Extracted data entries
- - - - - - -

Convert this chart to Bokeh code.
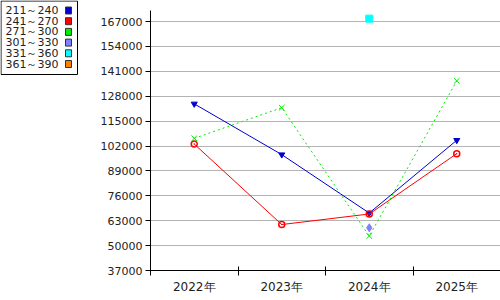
import numpy as np
from bokeh.plotting import figure
from bokeh.layouts import row
from bokeh.models import FixedTicker, NumeralTickFormatter, Range1d, ColumnDataSource
from bokeh.core.properties import value
from bokeh.embed import file_html
from bokeh.resources import INLINE

nan = np.nan
years = ["2022年", "2023年", "2024年", "2025年"]
names = ["211～240", "241～270", "271～300", "301～330", "331～360", "361～390"]
colors = ["#0000cc", "#ff0000", "#00ee00", "#8080ff", "#00ffff", "#ff8000"]
s211 = [124000, 97500, 67000, 105000]
s241 = [103000, 61000, 66500, 98000]
s271 = [106000, 122000, 55000, 136000]
s301 = [nan, nan, 59300, nan]
s331 = [nan, nan, 168500, nan]
s361 = [nan, nan, nan, nan]
series = [s211, s241, s271, s301, s331, s361]
yticks = [37000, 50000, 63000, 76000, 89000, 102000, 115000, 128000, 141000, 154000, 167000]

markers = ["inverted_triangle", "circle_dot", "x", "diamond", "square", "circle"]
dashes = ["solid", "solid", "2 3", "solid", "solid", "solid"]

FONT = "DejaVu Sans"

p = figure(width=420, height=300, output_backend="svg", toolbar_location=None, title=None,
           x_range=Range1d(0, 4), y_range=Range1d(37000, 177970),
           min_border_left=70, min_border_right=0, min_border_top=0, min_border_bottom=30)
p.outline_line_color = None
p.xgrid.visible = False
p.ygrid.grid_line_color = "#b4b4b4"
p.ygrid.ticker = FixedTicker(ticks=yticks)

xs = [i + 0.5 for i in range(len(years))]
for vals, col, mk, dash in zip(series, colors, markers, dashes):
    src = ColumnDataSource(dict(x=xs, y=vals))
    p.line("x", "y", source=src, line_color=col, line_width=1, line_dash=dash)
    if mk == "circle_dot":
        p.scatter("x", "y", source=src, marker=mk, size=6, line_color=col,
                  fill_color=None, line_width=1.5)
    elif mk == "x":
        p.scatter("x", "y", source=src, marker=mk, size=8, line_color=col, line_width=1)
    else:
        sz = {"inverted_triangle": 6, "diamond": 8, "square": 7}.get(mk, 7)
        p.scatter("x", "y", source=src, marker=mk, size=sz, line_color=col, fill_color=col)

p.yaxis.ticker = FixedTicker(ticks=yticks)
p.yaxis.bounds = (37000, 172750)
p.yaxis.formatter = NumeralTickFormatter(format="0")
p.yaxis.major_tick_in = 0
p.yaxis.major_tick_out = 5
p.yaxis.minor_tick_line_color = None
p.yaxis.major_label_text_font = FONT
p.yaxis.major_label_text_font_size = "11px"
p.yaxis.major_label_text_color = "#222222"
p.yaxis.major_label_standoff = 3
p.yaxis.axis_line_color = "black"

p.xaxis.ticker = FixedTicker(ticks=xs, minor_ticks=list(range(len(years) + 1)))
p.xaxis.major_label_overrides = {x: y for x, y in zip(xs, years)}
p.xaxis.major_tick_line_color = None
p.xaxis.minor_tick_in = 4
p.xaxis.minor_tick_out = 5
p.xaxis.minor_tick_line_color = "black"
p.xaxis.major_label_text_font = FONT
p.xaxis.major_label_text_font_size = "12px"
p.xaxis.major_label_text_color = "#222222"
p.xaxis.major_label_standoff = 3
p.xaxis.axis_line_color = "black"

# legend panel (frame aligned with the main frame: pixel rows 0..270)
lg = figure(width=80, height=300, output_backend="svg", toolbar_location=None, title=None,
            x_range=Range1d(0, 80), y_range=Range1d(270, 0),
            x_axis_location=None, y_axis_location=None,
            min_border_left=0, min_border_right=0,
            min_border_top=0, min_border_bottom=30)
lg.grid.visible = False
lg.outline_line_color = None
lg.quad(left=[0.5], right=[77], top=[0.5], bottom=[74], fill_color="white",
        line_color="black", line_width=1)
rows_y = [10 + 10.7 * i for i in range(len(names))]
lsrc = ColumnDataSource(dict(x=[5] * len(names), y=rows_y, t=names,
                             sx=[68] * len(names), c=colors))
lg.text("x", "y", text="t", source=lsrc, text_font=value(FONT), text_font_size="11px",
        text_baseline="middle", text_color="#222222")
lg.rect("sx", "y", width=6, height=7, source=lsrc, fill_color="c", line_color="#333333",
        line_width=1)

layout = row(lg, p)
open("out.html", "w").write(file_html(layout, INLINE))
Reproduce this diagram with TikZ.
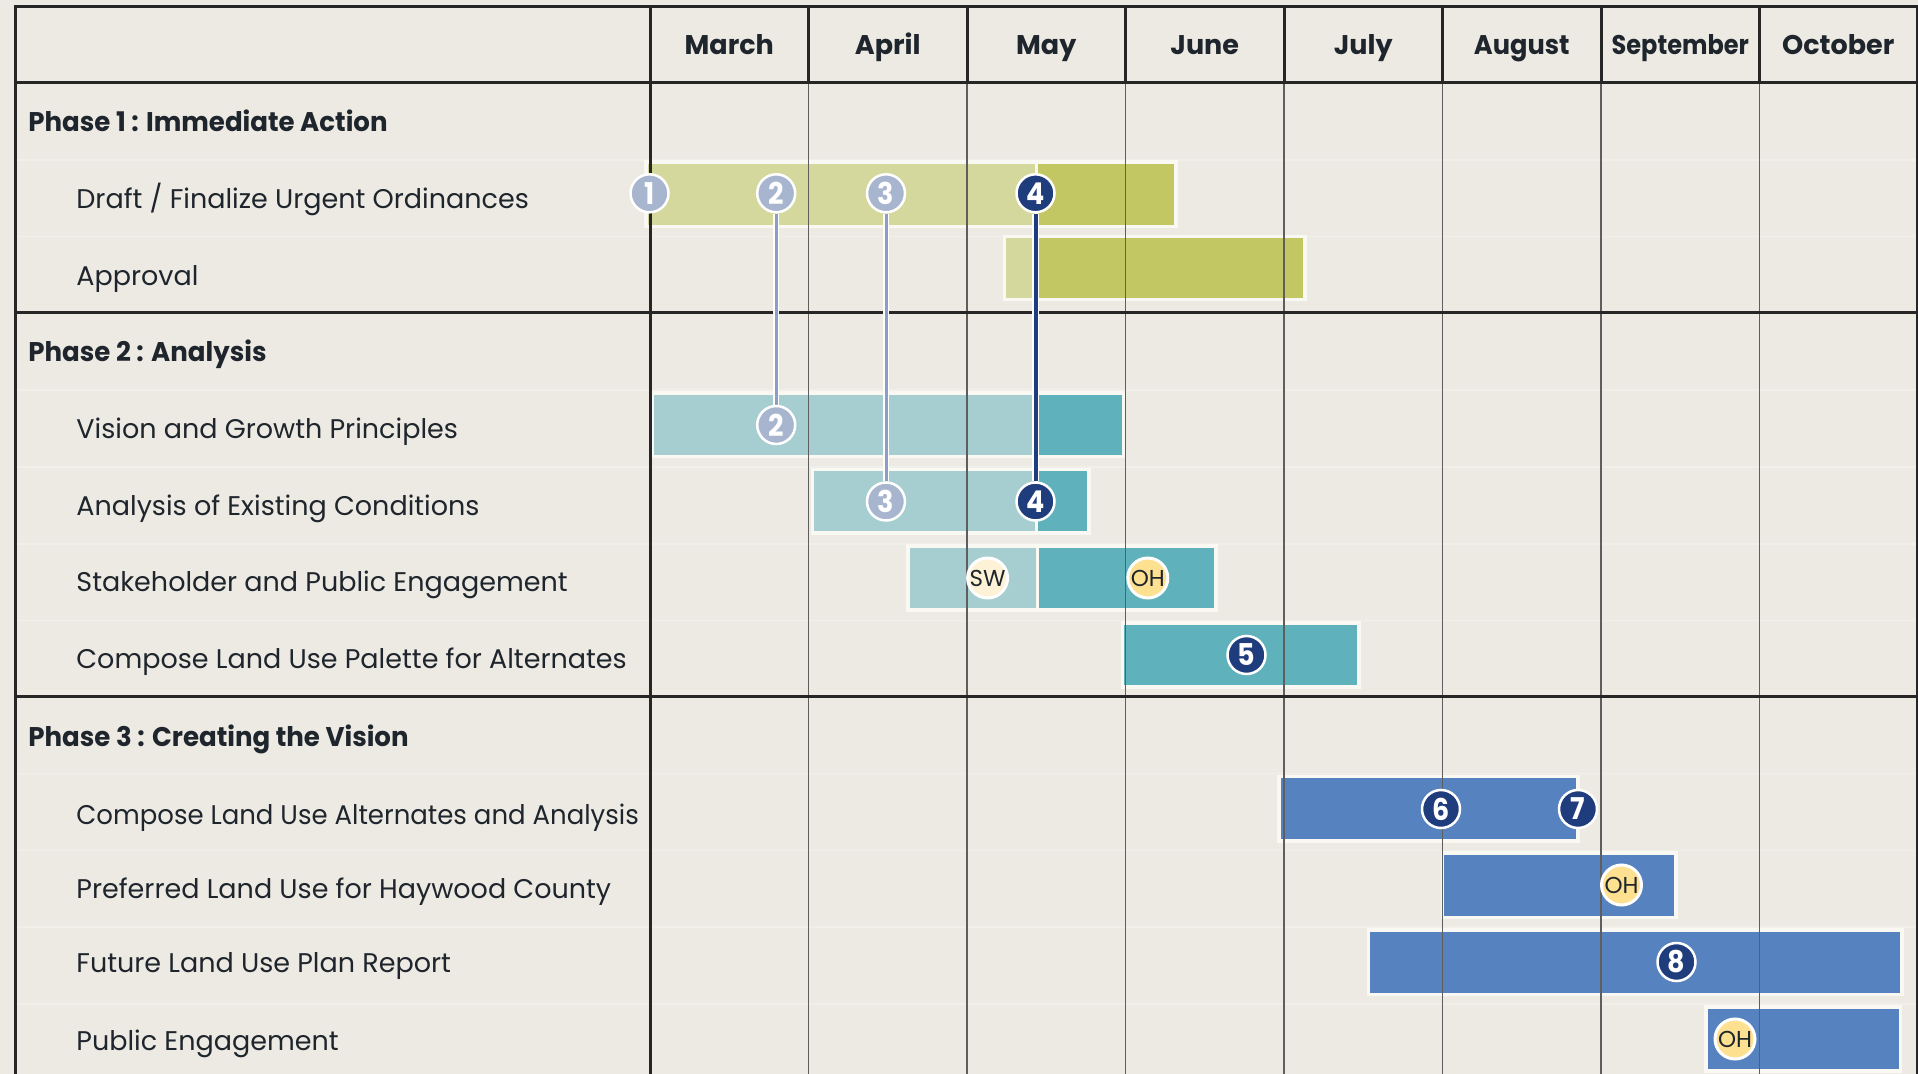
\documentclass[tikz,border=0pt]{standalone}
\usepackage{fontspec}
\setmainfont{Poppins}
\newfontfamily\numfont{Poppins}[FakeStretch=0.9]
\definecolor{paper}{HTML}{EDEAE3}
\definecolor{ink}{HTML}{1E252C}
\definecolor{framecol}{HTML}{262626}
\definecolor{gridcol}{HTML}{5E5E5E}
\definecolor{rowcol}{HTML}{F1EFEA}
\definecolor{barrim}{HTML}{FAF8F3}
\definecolor{oliveL}{HTML}{D5D89C}
\definecolor{oliveD}{HTML}{C2C764}
\definecolor{tealL}{HTML}{A6CED0}
\definecolor{tealD}{HTML}{5FB2BB}
\definecolor{blueD}{HTML}{5683BF}
\definecolor{navy}{HTML}{1F3C7C}
\definecolor{mist}{HTML}{A8B5CE}
\definecolor{linkgray}{HTML}{8D9EC4}
\definecolor{ohyellow}{HTML}{FDE090}
\definecolor{swcream}{HTML}{FDF2D6}
\pgfdeclarelayer{bars}
\pgfdeclarelayer{grid}
\pgfdeclarelayer{links}
\pgfsetlayers{bars,grid,links,main}
\tikzset{
  tasklbl/.style={inner sep=0pt, anchor=base west, text=ink, font=\fontsize{13.5}{16}\selectfont},
  phaselbl/.style={tasklbl, font=\bfseries\fontsize{13.5}{16}\selectfont\addfontfeature{FakeStretch=0.965}},
  monthlbl/.style={inner sep=0pt, anchor=base, text=ink, font=\bfseries\fontsize{13.5}{16}\selectfont},
  barbox/.style={draw=barrim, line width=1.75pt},
  framerule/.style={draw=framecol, line width=1.5pt},
  monthrule/.style={draw=gridcol, line width=0.7pt},
  rowrule/.style={draw=rowcol, line width=0.6pt},
  msbase/.style={circle, draw=white, line width=1.25pt, minimum size=19pt, inner sep=0pt, text=white, font=\numfont\bfseries\fontsize{15}{15}\selectfont},
  msdone/.style={msbase, fill=mist},
  msnext/.style={msbase, fill=navy},
  evt/.style={circle, draw=white, line width=1.5pt, minimum size=20pt, inner sep=0pt, text=ink, font=\fontsize{11.5}{11.5}\selectfont},
  ohevt/.style={evt, fill=ohyellow},
  swevt/.style={evt, fill=swcream},
  linkdone/.style={draw=white, line width=0.7pt, double=linkgray, double distance=1.5pt},
  linknext/.style={draw=white, line width=0.7pt, double=navy, double distance=2pt}
}
\begin{document}
\begin{tikzpicture}[x=0.5pt,y=-0.5pt]
\useasboundingbox (0,0) rectangle (1918,1074);

% ---------- background, row rules and bars ----------
\begin{pgfonlayer}{bars}
  \fill[paper] (0,0) rectangle (1918,1074);
  \foreach \y in {160,236.6,390,467,544,620.6,773.5,850.3,927,1004}
    \draw[rowrule] (15,\y) -- (1917,\y);
  % Phase 1
  \path[barbox, fill=oliveL] (646,162) rectangle (1040,226.5);
  \path[barbox, fill=oliveD] (1036.5,162) rectangle (1176,226.5);
  \path[barbox, fill=oliveL] (1004.6,236.3) rectangle (1042,299.7);
  \path[barbox, fill=oliveD] (1037,236.3) rectangle (1305,299.7);
  % Phase 2
  \path[barbox, fill=tealL] (652,393) rectangle (1040,456.3);
  \path[barbox, fill=tealD] (1037.5,393) rectangle (1124,456.3);
  \path[barbox, fill=tealL] (812.5,469.7) rectangle (1040,533);
  \path[barbox, fill=tealD] (1036.5,469.7) rectangle (1089,533);
  \path[barbox, fill=tealL] (908,546) rectangle (1040,610);
  \path[barbox, fill=tealD] (1037.5,546) rectangle (1216,610);
  \path[barbox, fill=tealD] (1122.4,623) rectangle (1359,687);
  % Phase 3
  \path[barbox, fill=blueD] (1279,776.7) rectangle (1578,841);
  \path[barbox, fill=blueD] (1442.7,853) rectangle (1676,917.7);
  \path[barbox, fill=blueD] (1368.6,930) rectangle (1901.8,994.7);
  \path[barbox, fill=blueD] (1706,1007) rectangle (1900.5,1071);
\end{pgfonlayer}

% ---------- table grid ----------
\begin{pgfonlayer}{grid}
  \foreach \x in {808.5,967,1125.5,1284,1442.5,1601,1759.5} {
    \draw[monthrule] (\x,83) -- (\x,1074);
    \draw[framerule] (\x,6.5) -- (\x,83);
  }
  \draw[framerule, line join=miter] (15,1074) -- (15,6.5) -- (1917,6.5) -- (1917,1074);
  \draw[framerule] (650,6.5) -- (650,1074);
  \draw[framerule] (15,83) -- (1917,83);
  \draw[framerule] (15,313) -- (1917,313);
  \draw[framerule] (15,697) -- (1917,697);
\end{pgfonlayer}

% ---------- month headings ----------
\node[monthlbl] (mar) at (729.25,55) {March};
\node[monthlbl] (apr) at (887.75,55) {April};
\node[monthlbl] (may) at (1046.25,55) {May};
\node[monthlbl] (jun) at (1204.75,55) {June};
\node[monthlbl] (jul) at (1363.25,55) {July};
\node[monthlbl] (aug) at (1521.75,55) {\addfontfeature{FakeStretch=0.95}August};
\node[monthlbl] (sep) at (1680.25,55) {\addfontfeature{FakeStretch=0.89}September};
\node[monthlbl] (oct) at (1838.25,55) {October};

% ---------- phase and task labels ----------
\node[phaselbl] (p1) at (28,131.7) {Phase 1 : Immediate Action};
\node[tasklbl] (t11) at (76,208.3) {Draft / Finalize Urgent Ordinances};
\node[tasklbl] (t12) at (76,285.5) {Approval};
\node[phaselbl] (p2) at (28,362) {Phase 2 : Analysis};
\node[tasklbl] (t21) at (76,438.8) {Vision and Growth Principles};
\node[tasklbl] (t22) at (76,515.2) {Analysis of Existing Conditions};
\node[tasklbl] (t23) at (76,592) {Stakeholder and Public Engagement};
\node[tasklbl] (t24) at (76,668.8) {Compose Land Use Palette for Alternates};
\node[phaselbl] (p3) at (28,746.5) {Phase 3 : Creating the Vision};
\node[tasklbl] (t31) at (76,824) {\addfontfeature{FakeStretch=0.962}Compose Land Use Alternates and Analysis};
\node[tasklbl] (t32) at (76,898) {Preferred Land Use for Haywood County};
\node[tasklbl] (t33) at (76,972) {Future Land Use Plan Report};
\node[tasklbl] (t34) at (76,1050) {Public Engagement};

% ---------- milestones ----------
\node[msdone] (d1) at (649.5,193.3) {1};
\node[msdone] (d2) at (776.2,193.3) {2};
\node[msdone] (d3) at (886,193.3) {3};
\node[msnext] (d4) at (1035.5,193.3) {4};
\node[msdone] (v2) at (776.2,425) {2};
\node[msdone] (a3) at (886,501.5) {3};
\node[msnext] (a4) at (1035.5,501.5) {4};
\node[swevt] (sw1) at (987.6,578) {SW};
\node[ohevt] (oh1) at (1147.8,578) {OH};
\node[msnext] (m5) at (1246.5,655) {5};
\node[msnext] (m6) at (1441,809) {6};
\node[msnext] (m7) at (1578,809) {7};
\node[ohevt] (oh2) at (1621.5,885) {OH};
\node[msnext] (m8) at (1676.5,962) {8};
\node[ohevt] (oh3) at (1735,1039) {OH};

% ---------- milestone links ----------
\begin{pgfonlayer}{links}
  \draw[linkdone] (d2) -- (v2);
  \draw[linkdone] (d3) -- (a3);
  \draw[linknext] (d4) -- (a4);
\end{pgfonlayer}
\end{tikzpicture}
\end{document}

- - - - - - -

§ **Task brief**
Find the word "with" in the records and pull out each line that has it.

§ **Answer to this problem**
# legend panel (frame aligned with the main frame: pixel rows 0..270)
Reproduce this diagram with TikZ.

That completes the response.